(WRITTEN REQUEST): Retype all of the listing exactly, passing over any picture you find.

Figure scripts
------------------------

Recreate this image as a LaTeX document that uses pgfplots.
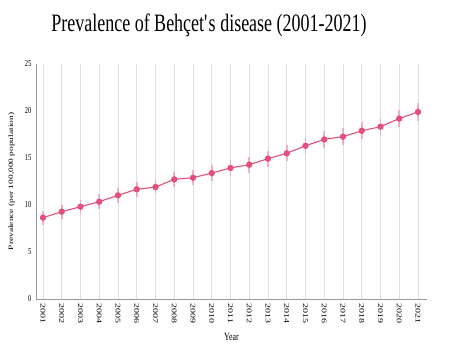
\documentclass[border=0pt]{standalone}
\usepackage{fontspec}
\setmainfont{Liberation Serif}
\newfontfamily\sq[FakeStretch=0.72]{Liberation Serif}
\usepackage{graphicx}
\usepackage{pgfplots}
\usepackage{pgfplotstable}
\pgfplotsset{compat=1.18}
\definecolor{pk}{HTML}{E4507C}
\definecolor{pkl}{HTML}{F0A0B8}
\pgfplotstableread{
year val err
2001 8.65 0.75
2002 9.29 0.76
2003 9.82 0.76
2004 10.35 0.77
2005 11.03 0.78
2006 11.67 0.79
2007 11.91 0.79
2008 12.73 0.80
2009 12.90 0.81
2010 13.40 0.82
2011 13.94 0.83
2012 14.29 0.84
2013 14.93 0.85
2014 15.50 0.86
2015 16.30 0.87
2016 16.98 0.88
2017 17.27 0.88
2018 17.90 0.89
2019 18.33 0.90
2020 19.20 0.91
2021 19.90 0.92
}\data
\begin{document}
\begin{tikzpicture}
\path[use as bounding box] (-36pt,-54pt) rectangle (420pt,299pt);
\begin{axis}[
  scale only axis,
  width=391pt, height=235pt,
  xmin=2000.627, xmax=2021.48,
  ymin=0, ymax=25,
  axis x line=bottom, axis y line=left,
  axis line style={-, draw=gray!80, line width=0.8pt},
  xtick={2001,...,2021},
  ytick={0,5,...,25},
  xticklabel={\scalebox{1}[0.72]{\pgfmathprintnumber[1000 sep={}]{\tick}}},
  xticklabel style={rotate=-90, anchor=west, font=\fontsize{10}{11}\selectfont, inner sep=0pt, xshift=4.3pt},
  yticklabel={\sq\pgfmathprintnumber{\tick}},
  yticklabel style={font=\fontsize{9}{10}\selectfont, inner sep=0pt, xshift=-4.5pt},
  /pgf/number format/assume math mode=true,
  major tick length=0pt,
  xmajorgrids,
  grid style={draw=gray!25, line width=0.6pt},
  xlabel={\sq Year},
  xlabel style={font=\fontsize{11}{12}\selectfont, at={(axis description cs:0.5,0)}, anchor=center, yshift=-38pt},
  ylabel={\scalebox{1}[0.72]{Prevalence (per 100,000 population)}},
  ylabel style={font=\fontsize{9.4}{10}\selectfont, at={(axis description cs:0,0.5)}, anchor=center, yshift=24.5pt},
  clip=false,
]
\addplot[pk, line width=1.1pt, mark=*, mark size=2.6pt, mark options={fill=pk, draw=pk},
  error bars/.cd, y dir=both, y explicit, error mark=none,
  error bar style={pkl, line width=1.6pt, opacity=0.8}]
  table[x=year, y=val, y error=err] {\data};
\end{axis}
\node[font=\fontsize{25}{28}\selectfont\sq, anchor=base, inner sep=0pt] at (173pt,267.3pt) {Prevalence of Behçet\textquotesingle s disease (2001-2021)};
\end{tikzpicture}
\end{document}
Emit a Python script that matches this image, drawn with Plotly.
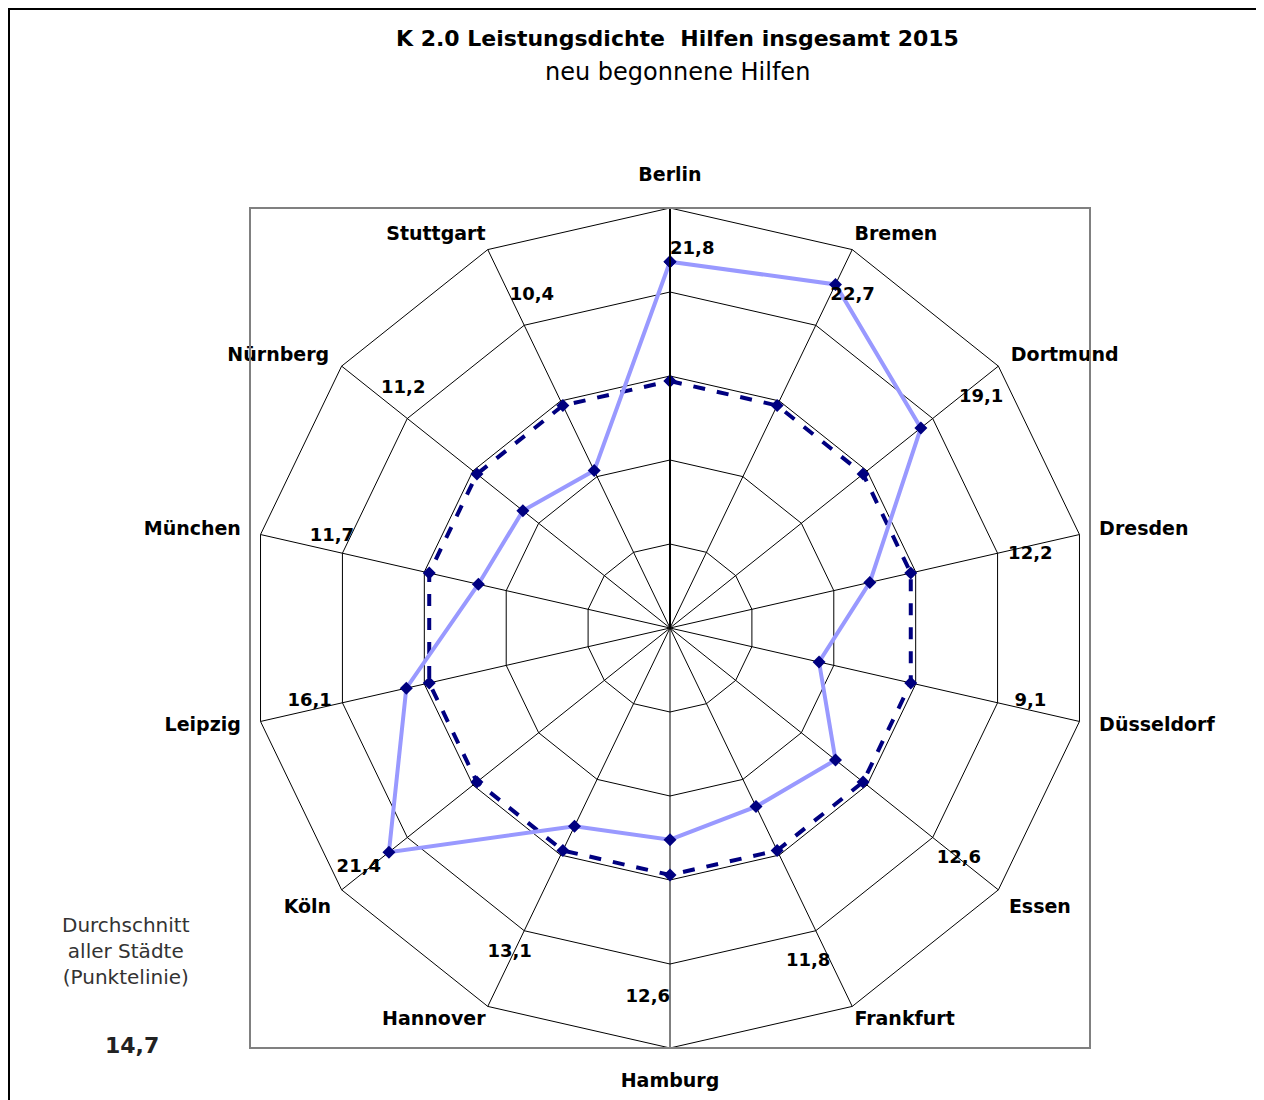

------------------------

(OUTPUT BELOW):
Recreate this image as a LaTeX document that uses pgfplots.
\documentclass[border=0pt]{standalone}
\usepackage{fontspec}
\setmainfont{Liberation Serif}
\newfontfamily\sq[FakeStretch=0.72]{Liberation Serif}
\usepackage{graphicx}
\usepackage{pgfplots}
\usepackage{pgfplotstable}
\pgfplotsset{compat=1.18}
\definecolor{pk}{HTML}{E4507C}
\definecolor{pkl}{HTML}{F0A0B8}
\pgfplotstableread{
year val err
2001 8.65 0.75
2002 9.29 0.76
2003 9.82 0.76
2004 10.35 0.77
2005 11.03 0.78
2006 11.67 0.79
2007 11.91 0.79
2008 12.73 0.80
2009 12.90 0.81
2010 13.40 0.82
2011 13.94 0.83
2012 14.29 0.84
2013 14.93 0.85
2014 15.50 0.86
2015 16.30 0.87
2016 16.98 0.88
2017 17.27 0.88
2018 17.90 0.89
2019 18.33 0.90
2020 19.20 0.91
2021 19.90 0.92
}\data
\begin{document}
\begin{tikzpicture}
\path[use as bounding box] (-36pt,-54pt) rectangle (420pt,299pt);
\begin{axis}[
  scale only axis,
  width=391pt, height=235pt,
  xmin=2000.627, xmax=2021.48,
  ymin=0, ymax=25,
  axis x line=bottom, axis y line=left,
  axis line style={-, draw=gray!80, line width=0.8pt},
  xtick={2001,...,2021},
  ytick={0,5,...,25},
  xticklabel={\scalebox{1}[0.72]{\pgfmathprintnumber[1000 sep={}]{\tick}}},
  xticklabel style={rotate=-90, anchor=west, font=\fontsize{10}{11}\selectfont, inner sep=0pt, xshift=4.3pt},
  yticklabel={\sq\pgfmathprintnumber{\tick}},
  yticklabel style={font=\fontsize{9}{10}\selectfont, inner sep=0pt, xshift=-4.5pt},
  /pgf/number format/assume math mode=true,
  major tick length=0pt,
  xmajorgrids,
  grid style={draw=gray!25, line width=0.6pt},
  xlabel={\sq Year},
  xlabel style={font=\fontsize{11}{12}\selectfont, at={(axis description cs:0.5,0)}, anchor=center, yshift=-38pt},
  ylabel={\scalebox{1}[0.72]{Prevalence (per 100,000 population)}},
  ylabel style={font=\fontsize{9.4}{10}\selectfont, at={(axis description cs:0,0.5)}, anchor=center, yshift=24.5pt},
  clip=false,
]
\addplot[pk, line width=1.1pt, mark=*, mark size=2.6pt, mark options={fill=pk, draw=pk},
  error bars/.cd, y dir=both, y explicit, error mark=none,
  error bar style={pkl, line width=1.6pt, opacity=0.8}]
  table[x=year, y=val, y error=err] {\data};
\end{axis}
\node[font=\fontsize{25}{28}\selectfont\sq, anchor=base, inner sep=0pt] at (173pt,267.3pt) {Prevalence of Behçet\textquotesingle s disease (2001-2021)};
\end{tikzpicture}
\end{document}
Emit a Python script that matches this image, drawn with Plotly.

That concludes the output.